- [THE TASK] Write out only the lines from the start of the entries up to and including the line with "['#2E5480', '#7F2F2C', '#5E7A2C', '#4F3A6E'];"; please skip the pictures.

- [TASK MATERIAL]
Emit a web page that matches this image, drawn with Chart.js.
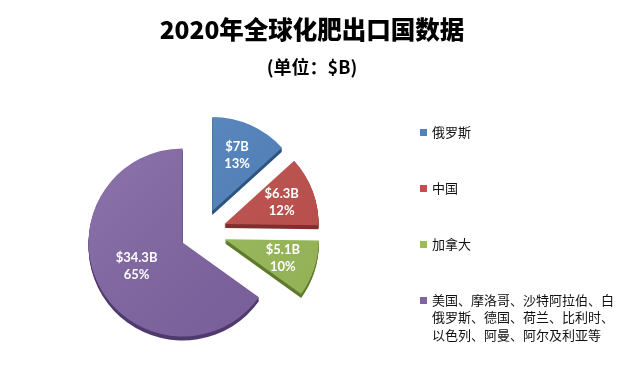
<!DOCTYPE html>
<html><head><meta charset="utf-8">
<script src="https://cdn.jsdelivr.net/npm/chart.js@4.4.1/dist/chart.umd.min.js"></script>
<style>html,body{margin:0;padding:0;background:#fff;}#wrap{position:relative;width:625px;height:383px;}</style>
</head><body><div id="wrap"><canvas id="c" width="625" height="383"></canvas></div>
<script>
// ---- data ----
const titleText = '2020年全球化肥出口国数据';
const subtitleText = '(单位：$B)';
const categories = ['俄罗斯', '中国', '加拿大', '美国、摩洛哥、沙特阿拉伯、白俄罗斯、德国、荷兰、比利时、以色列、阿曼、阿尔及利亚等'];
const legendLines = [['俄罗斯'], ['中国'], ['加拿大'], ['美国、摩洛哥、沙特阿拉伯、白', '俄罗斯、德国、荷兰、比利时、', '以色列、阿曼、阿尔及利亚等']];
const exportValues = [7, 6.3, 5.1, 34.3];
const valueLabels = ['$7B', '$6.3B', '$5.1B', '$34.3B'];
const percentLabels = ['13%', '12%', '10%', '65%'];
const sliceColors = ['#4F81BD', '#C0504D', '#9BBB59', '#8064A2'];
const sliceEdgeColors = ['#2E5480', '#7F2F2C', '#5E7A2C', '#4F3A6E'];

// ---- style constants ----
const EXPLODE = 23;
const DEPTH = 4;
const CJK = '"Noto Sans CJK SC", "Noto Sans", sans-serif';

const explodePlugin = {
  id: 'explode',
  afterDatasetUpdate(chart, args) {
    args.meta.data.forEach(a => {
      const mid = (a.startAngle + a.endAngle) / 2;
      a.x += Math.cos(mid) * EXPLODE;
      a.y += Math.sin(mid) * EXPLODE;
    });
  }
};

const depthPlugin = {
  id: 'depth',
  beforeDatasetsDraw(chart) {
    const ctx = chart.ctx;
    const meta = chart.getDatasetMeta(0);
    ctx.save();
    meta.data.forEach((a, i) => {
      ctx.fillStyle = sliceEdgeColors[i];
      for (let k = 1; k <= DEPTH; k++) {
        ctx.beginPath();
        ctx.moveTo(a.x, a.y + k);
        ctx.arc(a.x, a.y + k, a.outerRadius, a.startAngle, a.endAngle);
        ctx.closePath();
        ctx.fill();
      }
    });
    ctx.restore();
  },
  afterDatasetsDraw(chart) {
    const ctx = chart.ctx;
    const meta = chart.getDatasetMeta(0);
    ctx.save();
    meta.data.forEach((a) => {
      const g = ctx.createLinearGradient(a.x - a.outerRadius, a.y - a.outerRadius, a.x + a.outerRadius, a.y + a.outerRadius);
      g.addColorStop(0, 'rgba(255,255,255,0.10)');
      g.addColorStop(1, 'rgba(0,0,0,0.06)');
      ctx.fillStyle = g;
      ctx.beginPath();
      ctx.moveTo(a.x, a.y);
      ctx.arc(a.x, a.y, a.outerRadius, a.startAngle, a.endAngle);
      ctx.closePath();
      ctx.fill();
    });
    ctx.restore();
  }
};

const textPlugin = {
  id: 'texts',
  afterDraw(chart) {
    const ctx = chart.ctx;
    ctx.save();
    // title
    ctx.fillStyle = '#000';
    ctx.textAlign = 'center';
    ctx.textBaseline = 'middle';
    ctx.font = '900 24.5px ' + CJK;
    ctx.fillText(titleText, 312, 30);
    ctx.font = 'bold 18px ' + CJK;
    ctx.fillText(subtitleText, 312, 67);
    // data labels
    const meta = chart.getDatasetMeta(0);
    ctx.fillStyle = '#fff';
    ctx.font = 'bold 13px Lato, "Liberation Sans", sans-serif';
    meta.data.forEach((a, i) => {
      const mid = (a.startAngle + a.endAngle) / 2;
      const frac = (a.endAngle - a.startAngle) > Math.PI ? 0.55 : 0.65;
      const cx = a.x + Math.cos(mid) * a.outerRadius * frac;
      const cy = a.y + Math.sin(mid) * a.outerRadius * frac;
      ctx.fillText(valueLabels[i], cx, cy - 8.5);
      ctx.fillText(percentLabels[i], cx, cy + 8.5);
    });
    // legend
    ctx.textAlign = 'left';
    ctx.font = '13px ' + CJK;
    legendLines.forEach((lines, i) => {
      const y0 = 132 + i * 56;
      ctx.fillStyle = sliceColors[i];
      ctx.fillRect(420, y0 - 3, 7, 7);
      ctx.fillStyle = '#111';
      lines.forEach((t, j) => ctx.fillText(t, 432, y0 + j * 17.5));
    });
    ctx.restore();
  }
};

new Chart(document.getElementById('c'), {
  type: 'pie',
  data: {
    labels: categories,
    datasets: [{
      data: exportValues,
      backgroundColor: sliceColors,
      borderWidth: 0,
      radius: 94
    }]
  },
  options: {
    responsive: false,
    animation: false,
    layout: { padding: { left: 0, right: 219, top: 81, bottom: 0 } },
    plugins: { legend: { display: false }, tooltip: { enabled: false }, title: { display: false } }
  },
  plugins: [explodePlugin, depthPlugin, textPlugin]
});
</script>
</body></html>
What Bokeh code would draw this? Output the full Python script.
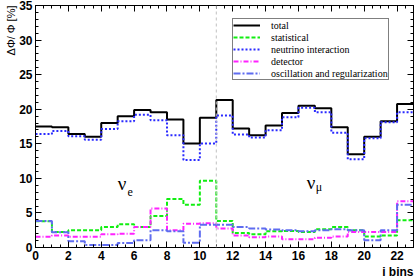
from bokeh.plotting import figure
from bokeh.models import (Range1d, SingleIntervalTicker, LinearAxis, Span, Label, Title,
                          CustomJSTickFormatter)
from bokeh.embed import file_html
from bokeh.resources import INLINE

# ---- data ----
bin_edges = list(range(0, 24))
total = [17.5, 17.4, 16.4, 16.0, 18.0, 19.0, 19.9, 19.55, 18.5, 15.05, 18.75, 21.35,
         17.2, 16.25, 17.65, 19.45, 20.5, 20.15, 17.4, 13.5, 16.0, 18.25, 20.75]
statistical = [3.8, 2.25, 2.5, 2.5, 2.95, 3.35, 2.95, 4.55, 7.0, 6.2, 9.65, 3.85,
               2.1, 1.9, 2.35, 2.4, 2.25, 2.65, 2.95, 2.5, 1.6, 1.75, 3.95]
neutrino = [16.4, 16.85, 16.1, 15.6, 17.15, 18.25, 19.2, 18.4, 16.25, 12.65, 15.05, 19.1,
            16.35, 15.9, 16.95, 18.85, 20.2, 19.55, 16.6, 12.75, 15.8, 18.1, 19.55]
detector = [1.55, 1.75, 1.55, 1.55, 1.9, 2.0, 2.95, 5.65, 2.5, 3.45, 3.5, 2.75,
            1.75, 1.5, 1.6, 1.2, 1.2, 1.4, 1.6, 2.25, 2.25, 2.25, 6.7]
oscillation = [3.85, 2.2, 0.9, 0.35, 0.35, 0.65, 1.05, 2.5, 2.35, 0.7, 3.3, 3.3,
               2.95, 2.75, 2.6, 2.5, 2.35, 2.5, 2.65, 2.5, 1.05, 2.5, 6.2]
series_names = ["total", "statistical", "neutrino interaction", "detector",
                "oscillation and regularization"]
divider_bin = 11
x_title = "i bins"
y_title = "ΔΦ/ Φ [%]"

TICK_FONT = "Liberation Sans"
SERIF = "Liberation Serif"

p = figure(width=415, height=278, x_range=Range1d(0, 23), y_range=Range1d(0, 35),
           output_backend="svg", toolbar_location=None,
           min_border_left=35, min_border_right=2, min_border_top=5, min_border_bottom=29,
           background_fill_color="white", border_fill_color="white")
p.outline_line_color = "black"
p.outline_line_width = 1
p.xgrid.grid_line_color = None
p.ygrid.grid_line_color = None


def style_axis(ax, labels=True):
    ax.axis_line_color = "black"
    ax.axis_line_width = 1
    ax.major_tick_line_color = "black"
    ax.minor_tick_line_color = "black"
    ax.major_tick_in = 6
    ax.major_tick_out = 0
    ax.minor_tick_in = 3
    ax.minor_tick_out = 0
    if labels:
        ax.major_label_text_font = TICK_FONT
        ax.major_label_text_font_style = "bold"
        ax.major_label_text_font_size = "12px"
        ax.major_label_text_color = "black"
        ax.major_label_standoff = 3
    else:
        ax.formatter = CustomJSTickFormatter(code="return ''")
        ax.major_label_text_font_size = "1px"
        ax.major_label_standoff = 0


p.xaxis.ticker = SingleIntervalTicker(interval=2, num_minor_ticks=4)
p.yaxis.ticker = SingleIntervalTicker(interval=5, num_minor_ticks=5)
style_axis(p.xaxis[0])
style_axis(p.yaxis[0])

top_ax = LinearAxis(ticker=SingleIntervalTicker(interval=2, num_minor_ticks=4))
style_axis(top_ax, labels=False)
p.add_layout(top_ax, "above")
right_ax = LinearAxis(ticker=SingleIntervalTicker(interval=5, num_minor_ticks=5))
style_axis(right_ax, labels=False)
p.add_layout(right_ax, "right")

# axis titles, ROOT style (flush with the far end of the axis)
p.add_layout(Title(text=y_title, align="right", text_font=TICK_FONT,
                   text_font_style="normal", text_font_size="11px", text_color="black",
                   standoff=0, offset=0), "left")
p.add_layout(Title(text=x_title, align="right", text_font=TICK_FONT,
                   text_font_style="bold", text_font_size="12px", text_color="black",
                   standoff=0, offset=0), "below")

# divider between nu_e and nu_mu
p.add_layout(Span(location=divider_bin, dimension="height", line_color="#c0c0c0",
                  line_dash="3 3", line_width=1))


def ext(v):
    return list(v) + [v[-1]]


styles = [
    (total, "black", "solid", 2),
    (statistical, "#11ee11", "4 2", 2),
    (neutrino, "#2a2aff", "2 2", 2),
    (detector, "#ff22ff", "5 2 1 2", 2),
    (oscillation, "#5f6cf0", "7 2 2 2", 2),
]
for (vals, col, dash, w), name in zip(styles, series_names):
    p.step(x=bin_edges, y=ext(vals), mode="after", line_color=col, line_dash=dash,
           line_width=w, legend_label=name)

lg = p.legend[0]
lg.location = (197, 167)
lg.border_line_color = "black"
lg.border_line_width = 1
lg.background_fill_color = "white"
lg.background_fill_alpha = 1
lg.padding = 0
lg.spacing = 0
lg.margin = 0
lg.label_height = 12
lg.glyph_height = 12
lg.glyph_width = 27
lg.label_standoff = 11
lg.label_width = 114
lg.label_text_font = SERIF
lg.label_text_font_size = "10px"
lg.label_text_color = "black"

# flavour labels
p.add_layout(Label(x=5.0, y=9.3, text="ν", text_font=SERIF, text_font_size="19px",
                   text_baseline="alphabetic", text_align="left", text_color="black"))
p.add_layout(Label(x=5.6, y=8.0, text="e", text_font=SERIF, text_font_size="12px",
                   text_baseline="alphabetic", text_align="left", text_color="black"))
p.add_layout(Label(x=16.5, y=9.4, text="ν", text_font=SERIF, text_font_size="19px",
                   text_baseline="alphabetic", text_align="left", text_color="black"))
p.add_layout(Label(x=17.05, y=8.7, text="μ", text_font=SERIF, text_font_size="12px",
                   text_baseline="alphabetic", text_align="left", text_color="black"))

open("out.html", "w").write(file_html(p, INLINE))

- [COMPLETED EXERCISE]
Emit a web page that matches this image, drawn with Chart.js.
<!DOCTYPE html>
<html><head><meta charset="utf-8">
<script src="https://cdn.jsdelivr.net/npm/chart.js@4.4.1/dist/chart.umd.min.js"></script>
<style>html,body{margin:0;padding:0;background:#fff;}#wrap{position:relative;width:625px;height:383px;}</style>
</head><body><div id="wrap"><canvas id="c" width="625" height="383"></canvas></div>
<script>
// ---- data ----
const titleText = '2020年全球化肥出口国数据';
const subtitleText = '(单位：$B)';
const categories = ['俄罗斯', '中国', '加拿大', '美国、摩洛哥、沙特阿拉伯、白俄罗斯、德国、荷兰、比利时、以色列、阿曼、阿尔及利亚等'];
const legendLines = [['俄罗斯'], ['中国'], ['加拿大'], ['美国、摩洛哥、沙特阿拉伯、白', '俄罗斯、德国、荷兰、比利时、', '以色列、阿曼、阿尔及利亚等']];
const exportValues = [7, 6.3, 5.1, 34.3];
const valueLabels = ['$7B', '$6.3B', '$5.1B', '$34.3B'];
const percentLabels = ['13%', '12%', '10%', '65%'];
const sliceColors = ['#4F81BD', '#C0504D', '#9BBB59', '#8064A2'];
const sliceEdgeColors = ['#2E5480', '#7F2F2C', '#5E7A2C', '#4F3A6E'];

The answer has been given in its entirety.